Avec ses trois millions de chômeurs, la France n’a rien trouvé d’autre à mettre sous la dent des exploités que le béret de l’abbé Pierre, la barbe de l’abbé Pierre, la vieille carte RPF de l’abbé Pierre ! Et les Restos du cœur, ultime crise de conscience du peigne cul devenu riche, qui crache sa charité sur la tête des pauvres. La tête vide des pauvres, dans ce pays vidé de son cerveau par la trahison des gauchistes «humanitaires», qui n’en finissent pas de « bavoter » sur les droits de l’homme et la faim dans le tiers monde, et la misère sans frontières ! Allons, Français, encore un effort ! À quand le mariage de l’abbé Pierre et mère Térésa en première page de Libération, avec Bernard Kouchner et Serge July suivant derrière en enfants de chœur ?

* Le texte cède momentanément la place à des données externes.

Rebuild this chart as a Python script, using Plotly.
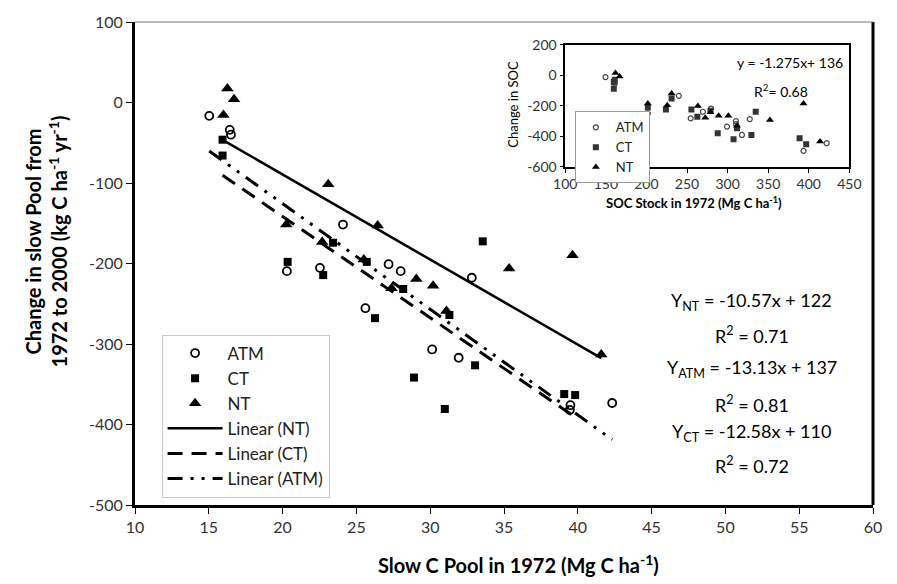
import plotly.graph_objects as go

# ---- main panel: slow C pool in 1972 vs change in slow pool ----
atm_x = [15.03, 16.42, 16.5, 24.09, 20.29, 22.53, 27.18, 28.0, 25.61, 30.13, 32.82, 31.93, 42.33, 39.46, 39.5]
atm_y = [-16.6, -34, -40, -151.6, -209.5, -205.4, -200.9, -209.5, -255.5, -306.8, -217.7, -317.1, -373.3, -381.9, -376]

ct_x = [15.93, 15.93, 23.42, 20.34, 22.75, 25.7, 28.17, 26.26, 28.9, 33.56, 31.3, 33.04, 30.99, 39.08, 39.82]
ct_y = [-46.2, -65.9, -174.2, -198, -214.4, -198, -231.7, -267.9, -341.7, -172.5, -264, -326.5, -380.7, -362.2, -363.4]

nt_x = [16.26, 16.71, 15.99, 23.09, 20.25, 26.44, 22.68, 25.5, 29.06, 30.2, 27.38, 35.35, 39.64, 31.1, 41.59]
nt_y = [17.5, 4, -15.4, -101.6, -151.6, -152.8, -173.4, -195, -219.3, -227.6, -230.9, -206.2, -189.8, -259, -313]

# fitted lines (slope, intercept) as printed on the chart
fit_nt = (-10.57, 122)
fit_atm = (-13.13, 137)
fit_ct = (-12.58, 110)
fit_labels = [
    ("Y<sub>NT</sub> = -10.57x + 122", "R<sup>2</sup> = 0.71"),
    ("Y<sub>ATM</sub> = -13.13x + 137", "R<sup>2</sup> = 0.81"),
    ("Y<sub>CT</sub> = -12.58x + 110", "R<sup>2</sup> = 0.72"),
]

# tick values (labels written with a plain hyphen)
x_ticks = list(range(10, 61, 5))
y_ticks = list(range(-500, 101, 100))

# ---- inset: SOC stock in 1972 vs change in SOC ----
in_atm_x = [149.6, 161, 201.7, 239.9, 254.5, 269.5, 279.7, 299.3, 310.2, 317.6, 327.3, 393.5, 422, 310.5]
in_atm_y = [-12, -55, -250, -135, -282, -239, -218, -336, -300, -391, -287, -495, -445, -320]
in_ct_x = [159.8, 159.8, 161, 201.7, 231, 224, 255.4, 262.7, 278.9, 287.8, 311.5, 307.3, 329.3, 334.6, 388.7, 396.8]
in_ct_y = [-44, -88, -30, -211, -152, -224, -224, -271, -232, -380, -347, -419, -391, -239, -412, -451]
in_nt_x = [161.8, 167, 201.7, 231, 225.6, 263.4, 272.4, 289, 300.9, 311.5, 352.1, 393.5, 413.9, 278.9]
in_nt_y = [14, -8, -185, -120, -196, -202, -278, -265, -265, -330, -293, -185, -434, -242]
in_x_ticks = list(range(100, 451, 50))
in_y_ticks = list(range(-600, 201, 200))

FONT = "Lato, 'Open Sans', sans-serif"


def line_pts(xs, fit):
    x0, x1 = min(xs), max(xs)
    m, b = fit
    return [x0, x1], [m * x0 + b, m * x1 + b]


def hy(v):
    return str(v).replace("\u2212", "-")


fig = go.Figure()

fig.add_trace(go.Scatter(x=atm_x, y=atm_y, mode="markers", name="ATM",
                         marker=dict(symbol="circle-open", size=8, color="black", line=dict(width=1.8))))
fig.add_trace(go.Scatter(x=ct_x, y=ct_y, mode="markers", name="CT",
                         marker=dict(symbol="square", size=8, color="black")))
fig.add_trace(go.Scatter(x=nt_x, y=nt_y, mode="markers", name="NT",
                         marker=dict(symbol="triangle-up", size=11, color="black")))

lx, ly = line_pts(nt_x, fit_nt)
fig.add_trace(go.Scatter(x=lx, y=ly, mode="lines", name="Linear (NT)",
                         line=dict(color="black", width=2.5)))
lx, ly = line_pts(ct_x, fit_ct)
fig.add_trace(go.Scatter(x=lx, y=ly, mode="lines", name="Linear (CT)",
                         line=dict(color="black", width=3, dash="15px,9px")))
lx, ly = line_pts(atm_x, fit_atm)
fig.add_trace(go.Scatter(x=lx, y=ly, mode="lines", name="Linear (ATM)",
                         line=dict(color="black", width=3, dash="15px,8px,3px,8px,3px,8px")))

# inset traces
fig.add_trace(go.Scatter(x=in_atm_x, y=in_atm_y, mode="markers", name="ATM", xaxis="x2", yaxis="y2",
                         legend="legend2",
                         marker=dict(symbol="circle-open", size=5, color="#444", line=dict(width=1.2))))
fig.add_trace(go.Scatter(x=in_ct_x, y=in_ct_y, mode="markers", name="CT", xaxis="x2", yaxis="y2",
                         legend="legend2",
                         marker=dict(symbol="square", size=6, color="#333")))
fig.add_trace(go.Scatter(x=in_nt_x, y=in_nt_y, mode="markers", name="NT", xaxis="x2", yaxis="y2",
                         legend="legend2",
                         marker=dict(symbol="triangle-up", size=7, color="black")))

annotations = []
# fit equations on the right
rows_y = [-247, -289, -330, -374, -410, -450]
texts = [t for pair in fit_labels for t in pair]
for t, yy in zip(texts, rows_y):
    annotations.append(dict(x=51.8, y=yy, xref="x", yref="y", text=t, showarrow=False,
                            font=dict(family=FONT, size=18, color="black"), xanchor="center"))

# inset equation
annotations.append(dict(x=444, y=81, xref="x2", yref="y2", text="y = -1.275x+ 136", showarrow=False,
                        xanchor="right", font=dict(family=FONT, size=14, color="black")))
annotations.append(dict(x=366, y=-100, xref="x2", yref="y2", text="R<sup>2</sup>= 0.68", showarrow=False,
                        xanchor="center", font=dict(family=FONT, size=14, color="black")))

# axis titles
annotations.append(dict(x=-0.121, y=0.545, xref="paper", yref="paper", textangle=-90,
                        xanchor="center", yanchor="middle",
                        text="<b>Change in slow Pool from<br>1972 to 2000 (kg C ha<sup>-1</sup> yr<sup>-1</sup>)</b>",
                        showarrow=False, font=dict(family=FONT, size=20, color="black")))
annotations.append(dict(x=0.52, y=-0.123, xref="paper", yref="paper", xanchor="center", yanchor="middle",
                        text="<b>Slow C Pool in 1972 (Mg C ha<sup>-1</sup>)</b>",
                        showarrow=False, font=dict(family=FONT, size=20, color="black")))
annotations.append(dict(x=0.513, y=0.83, xref="paper", yref="paper", textangle=-90,
                        xanchor="center", yanchor="middle",
                        text="Change in SOC", showarrow=False,
                        font=dict(family=FONT, size=13, color="black")))
annotations.append(dict(x=0.758, y=0.627, xref="paper", yref="paper", xanchor="center", yanchor="middle",
                        text="<b>SOC Stock in 1972 (Mg C ha<sup>-1</sup>)</b>", showarrow=False,
                        font=dict(family=FONT, size=13, color="black")))

shapes = [
    # right and top borders of the main frame
    dict(type="line", xref="paper", yref="paper", x0=1, x1=1, y0=0, y1=1,
         line=dict(color="black", width=3)),
    dict(type="line", xref="paper", yref="paper", x0=0, x1=1, y0=1, y1=1,
         line=dict(color="#777", width=1)),
]

fig.update_layout(
    width=897, height=584,
    margin=dict(l=135, r=17, t=18, b=79),
    paper_bgcolor="white", plot_bgcolor="white",
    font=dict(family=FONT, color="#333"),
    xaxis=dict(range=[10, 60], tickvals=x_ticks, ticktext=[hy(v) for v in x_ticks],
               showgrid=False, zeroline=False,
               showline=True, linecolor="black", linewidth=3,
               ticks="outside", ticklen=6, tickwidth=1, tickcolor="black",
               tickfont=dict(family=FONT, size=16, color="#333")),
    yaxis=dict(range=[-500, 100], tickvals=y_ticks, ticktext=[hy(v) for v in y_ticks],
               showgrid=False, zeroline=False,
               showline=True, linecolor="black", linewidth=3,
               ticks="outside", ticklen=6, tickwidth=1, tickcolor="black",
               tickfont=dict(family=FONT, size=16, color="#333")),
    xaxis2=dict(domain=[0.583, 0.968], anchor="y2", range=[100, 450],
                tickvals=in_x_ticks, ticktext=[hy(v) for v in in_x_ticks],
                showgrid=False, zeroline=False, showline=True, linecolor="black", linewidth=1.5,
                mirror=True, ticks="outside", ticklen=4, tickcolor="black",
                tickfont=dict(family=FONT, size=14, color="#333")),
    yaxis2=dict(domain=[0.700, 0.953], anchor="x2", range=[-600, 200],
                tickvals=in_y_ticks, ticktext=[hy(v) for v in in_y_ticks],
                showgrid=False, zeroline=False, showline=True, linecolor="black", linewidth=1.5,
                mirror=True, ticks="outside", ticklen=4, tickcolor="black",
                tickfont=dict(family=FONT, size=14, color="#333")),
    legend=dict(x=0.036, y=0.353, xanchor="left", yanchor="top",
                bordercolor="#c8c8c8", borderwidth=1, bgcolor="white", itemwidth=55,
                font=dict(family=FONT, size=17, color="#222"), tracegroupgap=0),
    legend2=dict(x=0.596, y=0.815, xanchor="left", yanchor="top",
                 bordercolor="#999", borderwidth=1, bgcolor="white", itemwidth=30,
                 font=dict(family=FONT, size=13, color="#222"), tracegroupgap=0),
    annotations=annotations,
    shapes=shapes,
    showlegend=True,
)

fig.write_html("out.html")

C’est à tout cela que je pensais en remontant à pied la longue avenue de Saint-Germain pour me rendre, dimanche passé, à la messe en l’église Saint-Vincent de Villepreux. Cinq kilomètres à pied, ça use, ça use ! Cela use d’autant plus lorsque toutes les voies sont couvertes d’un superbe blanc manteau. Mais j’ai préféré cette marche salutaire au risque d’un dérapage incontrôlé avec ma voiture. C’est ce qui me permet de partager avec vous ce matin ces impressions d’hiver. Et, je vous prie de m’excuser par avance, si en passant par le Soudan et la Lorraine, elles sont devenues des impressions diverses.
Plaisir, 22 janvier 2013
(1) « Qui donne au pauvre prête à Dieu » ; ce vers est aussi de Victor Hugo (Les voix intérieures).